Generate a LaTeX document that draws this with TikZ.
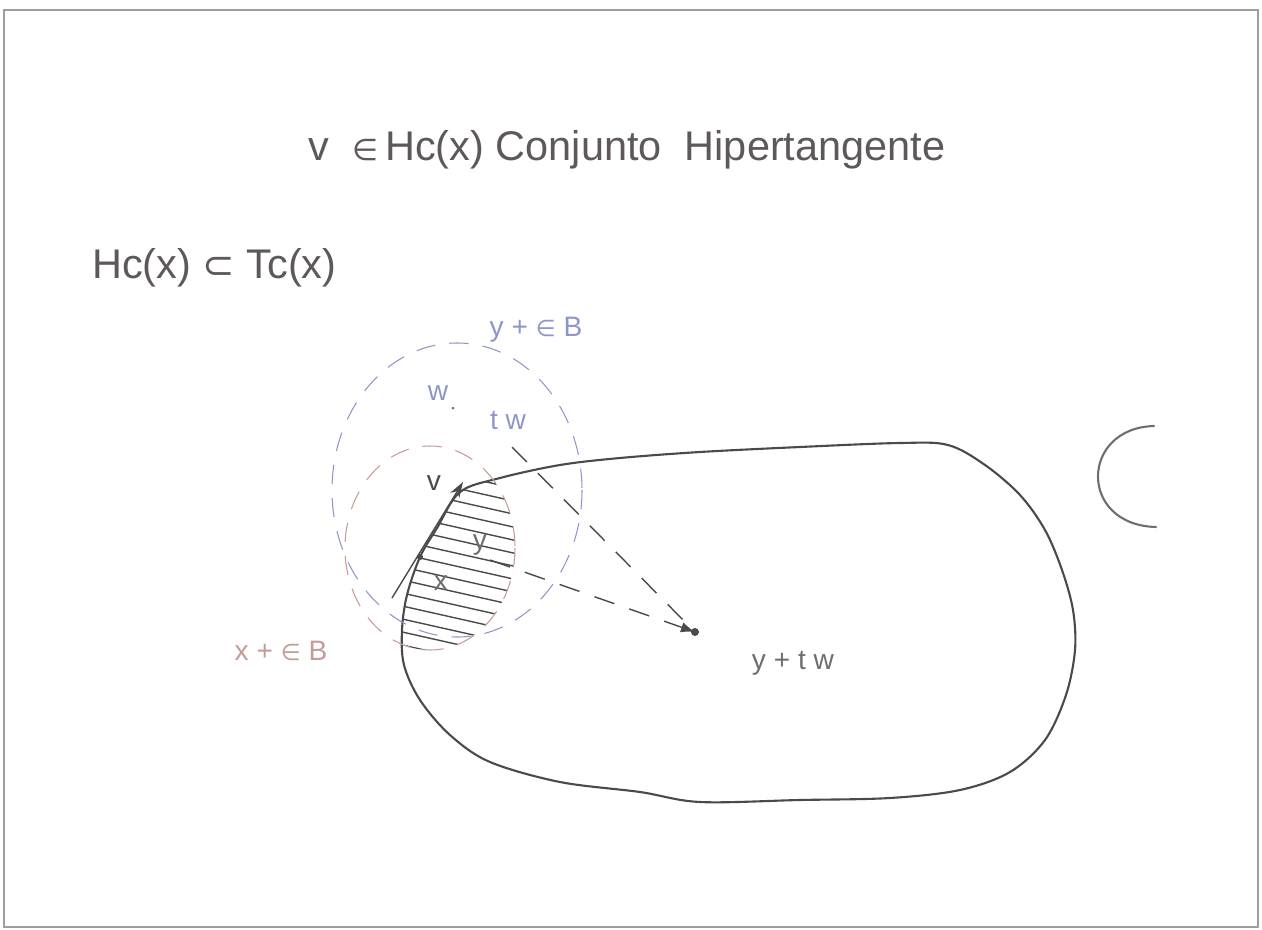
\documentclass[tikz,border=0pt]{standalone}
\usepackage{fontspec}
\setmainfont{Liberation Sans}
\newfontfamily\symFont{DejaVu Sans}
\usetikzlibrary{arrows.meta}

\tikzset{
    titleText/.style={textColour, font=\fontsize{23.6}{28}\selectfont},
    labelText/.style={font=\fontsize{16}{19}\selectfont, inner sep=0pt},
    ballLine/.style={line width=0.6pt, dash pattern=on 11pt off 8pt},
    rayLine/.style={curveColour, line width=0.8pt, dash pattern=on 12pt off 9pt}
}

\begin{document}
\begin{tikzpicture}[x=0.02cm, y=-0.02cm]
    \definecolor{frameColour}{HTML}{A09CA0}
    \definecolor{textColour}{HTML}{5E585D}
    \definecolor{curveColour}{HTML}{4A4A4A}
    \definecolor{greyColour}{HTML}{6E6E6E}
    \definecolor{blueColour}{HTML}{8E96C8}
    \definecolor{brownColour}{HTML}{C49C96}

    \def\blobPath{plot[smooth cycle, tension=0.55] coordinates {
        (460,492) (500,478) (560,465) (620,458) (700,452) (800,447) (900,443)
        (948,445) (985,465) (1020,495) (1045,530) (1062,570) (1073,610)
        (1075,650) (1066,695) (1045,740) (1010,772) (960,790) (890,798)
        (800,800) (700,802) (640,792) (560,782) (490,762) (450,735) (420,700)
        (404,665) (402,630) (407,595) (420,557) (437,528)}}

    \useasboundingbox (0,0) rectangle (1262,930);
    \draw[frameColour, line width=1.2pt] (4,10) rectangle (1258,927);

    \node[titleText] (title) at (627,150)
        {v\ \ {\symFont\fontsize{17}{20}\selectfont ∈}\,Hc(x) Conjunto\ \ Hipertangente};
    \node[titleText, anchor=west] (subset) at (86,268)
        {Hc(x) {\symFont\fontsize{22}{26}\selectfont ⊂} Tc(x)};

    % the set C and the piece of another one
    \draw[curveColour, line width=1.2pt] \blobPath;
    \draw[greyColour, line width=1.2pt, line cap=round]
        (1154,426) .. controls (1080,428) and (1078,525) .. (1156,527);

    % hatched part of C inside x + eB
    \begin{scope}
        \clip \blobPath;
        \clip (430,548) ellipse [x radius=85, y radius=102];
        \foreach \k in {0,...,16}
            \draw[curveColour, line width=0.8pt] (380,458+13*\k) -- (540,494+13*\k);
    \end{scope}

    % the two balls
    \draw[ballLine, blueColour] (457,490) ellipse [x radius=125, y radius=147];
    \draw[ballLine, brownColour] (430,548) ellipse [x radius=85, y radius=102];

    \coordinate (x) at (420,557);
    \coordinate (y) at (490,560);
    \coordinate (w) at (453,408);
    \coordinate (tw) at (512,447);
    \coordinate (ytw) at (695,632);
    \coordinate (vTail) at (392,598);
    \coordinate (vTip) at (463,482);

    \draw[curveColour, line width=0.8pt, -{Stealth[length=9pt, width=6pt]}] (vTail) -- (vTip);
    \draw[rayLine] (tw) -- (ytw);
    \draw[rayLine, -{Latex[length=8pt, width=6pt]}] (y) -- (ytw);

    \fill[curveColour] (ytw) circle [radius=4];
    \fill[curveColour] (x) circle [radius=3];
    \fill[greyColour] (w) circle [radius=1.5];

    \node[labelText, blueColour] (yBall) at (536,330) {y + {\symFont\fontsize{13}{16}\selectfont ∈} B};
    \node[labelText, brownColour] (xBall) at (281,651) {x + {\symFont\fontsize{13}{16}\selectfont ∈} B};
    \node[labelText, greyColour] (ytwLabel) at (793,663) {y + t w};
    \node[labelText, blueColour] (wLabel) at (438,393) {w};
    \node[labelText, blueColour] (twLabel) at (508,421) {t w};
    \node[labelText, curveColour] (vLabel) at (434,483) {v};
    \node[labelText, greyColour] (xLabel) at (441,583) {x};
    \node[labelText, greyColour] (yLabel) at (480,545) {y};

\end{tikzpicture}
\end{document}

==

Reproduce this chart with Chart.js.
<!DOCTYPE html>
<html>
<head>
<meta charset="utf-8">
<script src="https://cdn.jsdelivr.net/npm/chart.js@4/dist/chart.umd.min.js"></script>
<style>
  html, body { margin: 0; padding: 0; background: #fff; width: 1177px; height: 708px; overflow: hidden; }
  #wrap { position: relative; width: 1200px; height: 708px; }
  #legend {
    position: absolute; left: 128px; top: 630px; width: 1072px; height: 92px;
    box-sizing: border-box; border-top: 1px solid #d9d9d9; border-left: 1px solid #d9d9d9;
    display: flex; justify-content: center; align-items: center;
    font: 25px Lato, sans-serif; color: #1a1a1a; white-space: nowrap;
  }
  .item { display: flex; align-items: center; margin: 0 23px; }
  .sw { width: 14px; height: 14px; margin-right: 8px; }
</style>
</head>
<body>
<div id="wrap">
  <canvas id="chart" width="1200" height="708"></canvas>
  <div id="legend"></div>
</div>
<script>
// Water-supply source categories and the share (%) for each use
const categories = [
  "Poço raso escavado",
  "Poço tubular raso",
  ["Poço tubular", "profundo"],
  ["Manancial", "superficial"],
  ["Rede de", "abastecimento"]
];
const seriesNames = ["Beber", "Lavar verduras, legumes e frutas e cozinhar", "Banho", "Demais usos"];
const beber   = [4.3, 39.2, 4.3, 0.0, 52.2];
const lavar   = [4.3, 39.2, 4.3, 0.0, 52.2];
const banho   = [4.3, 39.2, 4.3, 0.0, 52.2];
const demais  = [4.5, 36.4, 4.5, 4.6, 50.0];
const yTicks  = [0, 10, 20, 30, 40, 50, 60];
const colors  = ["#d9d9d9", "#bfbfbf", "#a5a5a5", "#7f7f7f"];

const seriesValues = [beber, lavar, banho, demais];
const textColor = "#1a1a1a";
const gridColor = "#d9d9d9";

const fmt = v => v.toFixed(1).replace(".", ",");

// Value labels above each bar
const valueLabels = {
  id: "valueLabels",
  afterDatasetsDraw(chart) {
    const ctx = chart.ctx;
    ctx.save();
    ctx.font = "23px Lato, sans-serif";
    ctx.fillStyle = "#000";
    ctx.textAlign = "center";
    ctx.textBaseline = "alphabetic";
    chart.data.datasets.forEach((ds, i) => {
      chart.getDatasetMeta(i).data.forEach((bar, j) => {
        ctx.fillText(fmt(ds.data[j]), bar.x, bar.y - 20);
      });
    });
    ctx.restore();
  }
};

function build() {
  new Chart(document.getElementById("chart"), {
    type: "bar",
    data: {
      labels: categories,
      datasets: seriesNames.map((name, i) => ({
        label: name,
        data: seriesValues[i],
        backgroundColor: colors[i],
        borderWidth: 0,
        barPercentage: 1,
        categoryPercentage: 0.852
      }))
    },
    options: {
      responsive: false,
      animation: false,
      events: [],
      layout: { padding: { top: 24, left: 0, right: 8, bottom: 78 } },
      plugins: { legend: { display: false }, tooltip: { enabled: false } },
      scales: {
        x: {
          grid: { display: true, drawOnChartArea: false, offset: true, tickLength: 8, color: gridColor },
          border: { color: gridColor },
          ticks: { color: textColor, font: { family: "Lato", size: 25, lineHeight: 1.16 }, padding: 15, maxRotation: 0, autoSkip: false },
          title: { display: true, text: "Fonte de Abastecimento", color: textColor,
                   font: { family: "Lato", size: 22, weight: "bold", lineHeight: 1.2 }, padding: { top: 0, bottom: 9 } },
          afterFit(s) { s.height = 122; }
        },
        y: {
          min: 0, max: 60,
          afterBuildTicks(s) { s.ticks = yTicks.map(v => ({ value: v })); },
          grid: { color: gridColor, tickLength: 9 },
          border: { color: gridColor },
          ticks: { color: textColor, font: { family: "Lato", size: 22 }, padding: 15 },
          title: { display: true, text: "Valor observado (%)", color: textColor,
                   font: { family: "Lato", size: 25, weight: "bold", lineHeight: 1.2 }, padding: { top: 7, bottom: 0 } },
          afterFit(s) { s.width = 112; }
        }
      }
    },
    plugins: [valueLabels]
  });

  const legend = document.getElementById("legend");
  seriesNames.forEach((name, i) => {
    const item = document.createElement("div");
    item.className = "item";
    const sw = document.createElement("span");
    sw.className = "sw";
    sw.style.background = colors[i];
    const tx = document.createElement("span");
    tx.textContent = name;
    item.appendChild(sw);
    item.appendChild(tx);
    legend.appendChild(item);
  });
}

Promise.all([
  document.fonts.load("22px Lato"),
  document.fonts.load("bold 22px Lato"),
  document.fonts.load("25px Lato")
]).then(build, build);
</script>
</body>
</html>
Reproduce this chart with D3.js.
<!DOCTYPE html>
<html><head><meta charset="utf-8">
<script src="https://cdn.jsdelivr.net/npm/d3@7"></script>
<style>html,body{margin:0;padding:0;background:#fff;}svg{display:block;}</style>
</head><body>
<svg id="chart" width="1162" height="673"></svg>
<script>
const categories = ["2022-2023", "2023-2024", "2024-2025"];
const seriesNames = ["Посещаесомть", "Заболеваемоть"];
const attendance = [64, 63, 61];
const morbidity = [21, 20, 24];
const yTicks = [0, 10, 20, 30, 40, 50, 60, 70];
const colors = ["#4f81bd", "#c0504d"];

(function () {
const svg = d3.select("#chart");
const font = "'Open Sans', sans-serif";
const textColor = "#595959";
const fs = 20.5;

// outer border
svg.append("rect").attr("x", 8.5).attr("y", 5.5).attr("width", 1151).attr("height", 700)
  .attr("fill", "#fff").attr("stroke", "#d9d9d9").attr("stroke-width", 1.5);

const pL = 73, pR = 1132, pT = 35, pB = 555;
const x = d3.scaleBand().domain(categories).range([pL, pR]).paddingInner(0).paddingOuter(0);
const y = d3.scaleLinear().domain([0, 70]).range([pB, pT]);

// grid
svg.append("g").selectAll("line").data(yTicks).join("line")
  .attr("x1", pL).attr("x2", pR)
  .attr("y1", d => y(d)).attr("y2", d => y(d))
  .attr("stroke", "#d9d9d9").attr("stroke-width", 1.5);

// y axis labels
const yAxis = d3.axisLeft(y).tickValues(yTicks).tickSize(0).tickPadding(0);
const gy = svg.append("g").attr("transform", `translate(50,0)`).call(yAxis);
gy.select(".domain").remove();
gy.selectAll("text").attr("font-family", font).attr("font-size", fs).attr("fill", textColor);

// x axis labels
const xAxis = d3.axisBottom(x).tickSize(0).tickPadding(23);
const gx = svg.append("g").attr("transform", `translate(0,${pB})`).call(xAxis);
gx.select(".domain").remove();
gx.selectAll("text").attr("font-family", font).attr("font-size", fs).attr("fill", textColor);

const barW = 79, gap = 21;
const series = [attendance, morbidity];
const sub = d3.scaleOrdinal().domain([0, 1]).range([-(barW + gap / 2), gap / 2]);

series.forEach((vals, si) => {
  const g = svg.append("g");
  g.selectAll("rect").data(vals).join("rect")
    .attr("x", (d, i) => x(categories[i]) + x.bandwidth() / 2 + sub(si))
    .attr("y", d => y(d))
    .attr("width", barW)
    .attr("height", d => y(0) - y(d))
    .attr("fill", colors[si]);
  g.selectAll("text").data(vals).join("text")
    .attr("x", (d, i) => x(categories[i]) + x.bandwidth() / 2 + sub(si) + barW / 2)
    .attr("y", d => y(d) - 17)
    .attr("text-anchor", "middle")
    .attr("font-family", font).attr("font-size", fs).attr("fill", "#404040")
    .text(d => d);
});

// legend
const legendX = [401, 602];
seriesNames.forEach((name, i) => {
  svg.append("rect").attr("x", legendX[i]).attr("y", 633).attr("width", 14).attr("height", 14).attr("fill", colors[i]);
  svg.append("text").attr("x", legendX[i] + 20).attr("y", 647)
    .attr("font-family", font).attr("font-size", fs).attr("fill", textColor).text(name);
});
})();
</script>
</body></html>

...

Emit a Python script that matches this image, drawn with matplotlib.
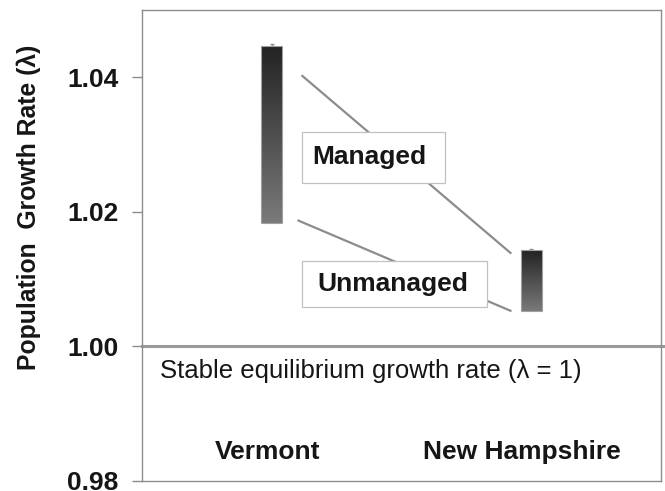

§ **EXERCISE DIRECTIONS**: Only the number is wanted: how many lines contain the string "script"?

§ **RESULT FOR THIS EXERCISE**: 7